The best story in the collection comes last. “Skinder’s Veil” begins as the tale of Alan, a grad student who takes over a housesitting gig from a friend. Two things bother Alan about the house in the Vermont backwoods: There are a lot of trees, and his friend’s instructions are weird. She tells him to admit any guest who knocks at the back door and to refuse anyone who comes to the front—because only Skinder, the house’s owner, ever knocks at the front, and under no circumstances should Skinder be allowed into his own home. During Alan’s stay, guests admitted through the back door include a bear, a wild turkey, and two nearly identical sisters, one of whom sleeps with Alan and gives him psychedelic mushrooms. Alan produces a surprising amount of his dissertation for someone who is dealing with these unusual houseguests, especially because he can’t remember actually writing anything.
Of course, Skinder does eventually show up at the front door. As readers, we understand and expect, as soon as we hear about the prohibition, that he will, and that Alan will let him in, if only so we can find out the consequences of doing so. But Alan, whose phobia about venturing into the thick forest alludes to his roommate’s observation that he has “no inner life at all,” is not one to break the rules. Besides, Skinder’s appearance proves unsettling. Only at the very end of the story is the significance of Alan’s obedience revealed.

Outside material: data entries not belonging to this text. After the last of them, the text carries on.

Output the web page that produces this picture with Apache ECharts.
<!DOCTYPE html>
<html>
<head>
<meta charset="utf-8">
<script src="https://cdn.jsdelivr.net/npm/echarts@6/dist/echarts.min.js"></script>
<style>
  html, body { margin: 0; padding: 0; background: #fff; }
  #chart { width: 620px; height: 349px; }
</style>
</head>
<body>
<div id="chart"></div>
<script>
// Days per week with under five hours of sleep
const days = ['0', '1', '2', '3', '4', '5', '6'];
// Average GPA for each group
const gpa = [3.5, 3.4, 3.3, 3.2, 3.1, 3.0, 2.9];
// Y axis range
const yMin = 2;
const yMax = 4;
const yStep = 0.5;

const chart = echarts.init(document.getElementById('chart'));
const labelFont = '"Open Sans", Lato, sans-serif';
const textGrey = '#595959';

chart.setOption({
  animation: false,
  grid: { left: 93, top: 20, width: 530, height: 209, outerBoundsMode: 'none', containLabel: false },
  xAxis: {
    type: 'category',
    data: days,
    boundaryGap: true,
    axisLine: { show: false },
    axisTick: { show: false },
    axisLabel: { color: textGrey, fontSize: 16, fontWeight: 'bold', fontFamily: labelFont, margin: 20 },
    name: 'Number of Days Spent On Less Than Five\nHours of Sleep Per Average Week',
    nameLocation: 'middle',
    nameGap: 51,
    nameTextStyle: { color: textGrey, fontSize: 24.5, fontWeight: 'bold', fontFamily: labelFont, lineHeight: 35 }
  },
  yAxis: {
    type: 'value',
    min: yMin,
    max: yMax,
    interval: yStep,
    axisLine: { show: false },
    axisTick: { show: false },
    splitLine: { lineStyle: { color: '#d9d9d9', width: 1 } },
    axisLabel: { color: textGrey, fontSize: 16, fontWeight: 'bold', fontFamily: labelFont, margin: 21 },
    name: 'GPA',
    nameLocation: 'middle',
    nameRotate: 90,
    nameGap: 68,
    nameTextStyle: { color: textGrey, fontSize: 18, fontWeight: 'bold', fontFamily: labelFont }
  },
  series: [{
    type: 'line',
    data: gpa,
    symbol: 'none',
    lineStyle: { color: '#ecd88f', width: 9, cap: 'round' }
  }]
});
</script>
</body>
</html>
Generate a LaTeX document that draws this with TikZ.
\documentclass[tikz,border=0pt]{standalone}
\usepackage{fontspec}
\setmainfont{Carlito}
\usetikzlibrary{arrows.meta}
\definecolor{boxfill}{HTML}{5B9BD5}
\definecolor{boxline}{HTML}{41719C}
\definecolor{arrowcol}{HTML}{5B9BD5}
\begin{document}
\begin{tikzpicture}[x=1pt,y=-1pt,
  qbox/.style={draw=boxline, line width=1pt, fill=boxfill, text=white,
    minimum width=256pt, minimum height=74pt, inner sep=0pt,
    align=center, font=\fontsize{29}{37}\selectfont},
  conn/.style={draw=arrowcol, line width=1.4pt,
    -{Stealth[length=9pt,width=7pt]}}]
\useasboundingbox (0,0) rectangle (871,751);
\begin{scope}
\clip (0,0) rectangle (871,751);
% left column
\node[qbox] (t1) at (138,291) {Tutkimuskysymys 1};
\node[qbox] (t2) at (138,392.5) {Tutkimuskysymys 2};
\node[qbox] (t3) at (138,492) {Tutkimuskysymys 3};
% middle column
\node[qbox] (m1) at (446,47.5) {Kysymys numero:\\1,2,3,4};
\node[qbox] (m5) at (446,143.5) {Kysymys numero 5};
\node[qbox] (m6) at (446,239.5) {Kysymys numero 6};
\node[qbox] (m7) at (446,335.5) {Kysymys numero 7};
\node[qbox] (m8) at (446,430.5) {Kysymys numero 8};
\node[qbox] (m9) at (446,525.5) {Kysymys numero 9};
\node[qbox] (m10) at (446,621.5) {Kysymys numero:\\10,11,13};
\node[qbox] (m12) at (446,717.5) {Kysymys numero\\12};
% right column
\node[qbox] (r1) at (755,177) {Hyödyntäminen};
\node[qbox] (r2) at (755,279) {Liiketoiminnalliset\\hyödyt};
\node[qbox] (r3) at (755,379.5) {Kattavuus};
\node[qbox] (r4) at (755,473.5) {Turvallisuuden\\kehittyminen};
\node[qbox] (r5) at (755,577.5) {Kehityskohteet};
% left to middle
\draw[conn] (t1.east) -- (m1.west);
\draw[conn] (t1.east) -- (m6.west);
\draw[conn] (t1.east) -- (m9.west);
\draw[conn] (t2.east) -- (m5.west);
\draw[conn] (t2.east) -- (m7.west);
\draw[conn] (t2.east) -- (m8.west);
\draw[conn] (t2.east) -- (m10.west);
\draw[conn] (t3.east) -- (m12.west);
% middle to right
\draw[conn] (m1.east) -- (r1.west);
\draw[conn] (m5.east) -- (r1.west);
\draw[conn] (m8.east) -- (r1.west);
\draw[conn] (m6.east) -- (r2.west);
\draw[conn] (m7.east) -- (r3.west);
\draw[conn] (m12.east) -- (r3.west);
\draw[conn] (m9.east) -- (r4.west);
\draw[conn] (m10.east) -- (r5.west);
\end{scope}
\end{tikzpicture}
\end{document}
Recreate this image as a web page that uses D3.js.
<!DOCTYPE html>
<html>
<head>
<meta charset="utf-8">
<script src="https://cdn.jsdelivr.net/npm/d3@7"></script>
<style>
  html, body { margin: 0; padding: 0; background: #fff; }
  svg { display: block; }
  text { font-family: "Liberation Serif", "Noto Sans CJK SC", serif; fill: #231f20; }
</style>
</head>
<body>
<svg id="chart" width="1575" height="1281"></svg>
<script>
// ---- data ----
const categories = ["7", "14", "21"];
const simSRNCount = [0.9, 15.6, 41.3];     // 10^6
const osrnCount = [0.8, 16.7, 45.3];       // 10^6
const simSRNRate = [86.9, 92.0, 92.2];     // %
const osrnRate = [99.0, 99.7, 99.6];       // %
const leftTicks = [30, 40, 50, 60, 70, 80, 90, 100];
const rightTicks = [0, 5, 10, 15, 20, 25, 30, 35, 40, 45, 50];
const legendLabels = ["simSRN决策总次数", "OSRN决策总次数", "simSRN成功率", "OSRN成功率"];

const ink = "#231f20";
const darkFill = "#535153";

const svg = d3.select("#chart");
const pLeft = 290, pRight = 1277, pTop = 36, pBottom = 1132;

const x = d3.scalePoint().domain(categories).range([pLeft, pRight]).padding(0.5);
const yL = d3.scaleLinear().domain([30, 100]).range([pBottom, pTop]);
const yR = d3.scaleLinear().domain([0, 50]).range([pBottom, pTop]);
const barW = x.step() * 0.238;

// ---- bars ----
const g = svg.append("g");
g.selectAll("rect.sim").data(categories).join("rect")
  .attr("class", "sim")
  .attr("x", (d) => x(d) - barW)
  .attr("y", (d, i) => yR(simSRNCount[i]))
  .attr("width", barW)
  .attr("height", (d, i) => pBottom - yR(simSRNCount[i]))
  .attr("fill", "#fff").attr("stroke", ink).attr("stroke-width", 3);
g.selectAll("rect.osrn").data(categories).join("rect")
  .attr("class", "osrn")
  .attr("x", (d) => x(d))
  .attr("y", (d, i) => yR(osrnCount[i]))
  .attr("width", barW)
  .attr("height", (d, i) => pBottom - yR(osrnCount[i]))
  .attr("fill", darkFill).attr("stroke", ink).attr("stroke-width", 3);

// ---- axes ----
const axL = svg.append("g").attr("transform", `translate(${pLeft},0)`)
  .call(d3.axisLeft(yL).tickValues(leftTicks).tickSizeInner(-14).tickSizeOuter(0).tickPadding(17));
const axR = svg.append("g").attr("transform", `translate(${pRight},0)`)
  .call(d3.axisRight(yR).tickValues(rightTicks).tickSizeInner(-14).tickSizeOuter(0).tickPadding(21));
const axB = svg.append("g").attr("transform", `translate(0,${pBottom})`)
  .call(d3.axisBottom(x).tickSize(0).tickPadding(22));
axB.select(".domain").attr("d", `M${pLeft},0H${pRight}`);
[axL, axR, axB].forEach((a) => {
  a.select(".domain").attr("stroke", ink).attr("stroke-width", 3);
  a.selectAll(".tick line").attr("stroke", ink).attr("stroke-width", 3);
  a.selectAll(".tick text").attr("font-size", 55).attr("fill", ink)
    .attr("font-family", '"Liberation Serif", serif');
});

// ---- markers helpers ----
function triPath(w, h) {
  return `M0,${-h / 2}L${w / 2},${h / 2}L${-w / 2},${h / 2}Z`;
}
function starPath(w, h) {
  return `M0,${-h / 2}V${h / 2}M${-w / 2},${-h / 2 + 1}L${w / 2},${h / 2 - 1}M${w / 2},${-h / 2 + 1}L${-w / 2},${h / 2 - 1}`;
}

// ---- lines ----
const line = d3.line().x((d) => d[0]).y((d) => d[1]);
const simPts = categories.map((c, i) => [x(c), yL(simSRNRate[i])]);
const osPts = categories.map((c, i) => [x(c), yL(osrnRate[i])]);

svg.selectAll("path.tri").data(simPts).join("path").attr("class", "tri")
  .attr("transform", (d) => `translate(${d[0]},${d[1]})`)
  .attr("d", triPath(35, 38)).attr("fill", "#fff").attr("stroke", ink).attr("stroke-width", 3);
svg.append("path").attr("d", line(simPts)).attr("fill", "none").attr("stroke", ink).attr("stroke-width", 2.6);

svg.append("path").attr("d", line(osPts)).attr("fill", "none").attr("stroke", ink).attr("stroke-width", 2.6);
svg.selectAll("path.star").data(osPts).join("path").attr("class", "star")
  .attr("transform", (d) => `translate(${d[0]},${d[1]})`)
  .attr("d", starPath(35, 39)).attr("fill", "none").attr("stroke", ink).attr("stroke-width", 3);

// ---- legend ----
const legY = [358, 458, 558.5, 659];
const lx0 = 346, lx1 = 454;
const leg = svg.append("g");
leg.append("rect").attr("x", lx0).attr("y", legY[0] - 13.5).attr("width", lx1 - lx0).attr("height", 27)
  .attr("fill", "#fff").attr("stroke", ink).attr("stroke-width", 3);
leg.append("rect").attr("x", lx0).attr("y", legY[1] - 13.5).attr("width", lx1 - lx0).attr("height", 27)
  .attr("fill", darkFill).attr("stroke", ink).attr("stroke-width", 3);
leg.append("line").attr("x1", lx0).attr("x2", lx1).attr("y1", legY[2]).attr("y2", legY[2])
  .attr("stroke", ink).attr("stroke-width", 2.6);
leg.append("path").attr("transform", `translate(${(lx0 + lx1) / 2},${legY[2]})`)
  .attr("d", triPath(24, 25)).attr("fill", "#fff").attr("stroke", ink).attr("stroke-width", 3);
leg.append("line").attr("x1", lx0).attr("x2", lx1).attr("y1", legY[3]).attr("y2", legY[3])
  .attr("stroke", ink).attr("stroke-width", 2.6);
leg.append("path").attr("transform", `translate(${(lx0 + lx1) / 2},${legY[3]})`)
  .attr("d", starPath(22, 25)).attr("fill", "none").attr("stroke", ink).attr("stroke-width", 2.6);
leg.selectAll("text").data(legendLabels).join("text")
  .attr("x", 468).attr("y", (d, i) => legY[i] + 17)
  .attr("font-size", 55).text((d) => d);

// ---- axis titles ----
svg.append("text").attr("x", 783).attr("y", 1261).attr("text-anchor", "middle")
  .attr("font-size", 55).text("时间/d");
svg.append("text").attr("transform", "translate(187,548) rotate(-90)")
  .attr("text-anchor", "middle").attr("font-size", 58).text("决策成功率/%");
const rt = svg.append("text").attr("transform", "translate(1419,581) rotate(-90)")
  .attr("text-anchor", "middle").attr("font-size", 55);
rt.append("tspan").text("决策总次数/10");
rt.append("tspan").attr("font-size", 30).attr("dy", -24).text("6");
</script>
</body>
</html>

Once, before fairies were neutered into tiny winged princesses by sentimental Victorians and the Disney corporation, they came in many forms, a few of them ugly and frightening. Some folklorists believe that these traditional fairies—who liked to whisk people away to other, often subterranean worlds—were in fact representations of the dead. The stories in White Cat, Black Dog are tales about this kind of fairy, the ghosts of our past and of our future—a reminder, like the billionaire’s sons, of the limits on our time in the sun. Their melancholy is potent, but that only makes them more beautiful.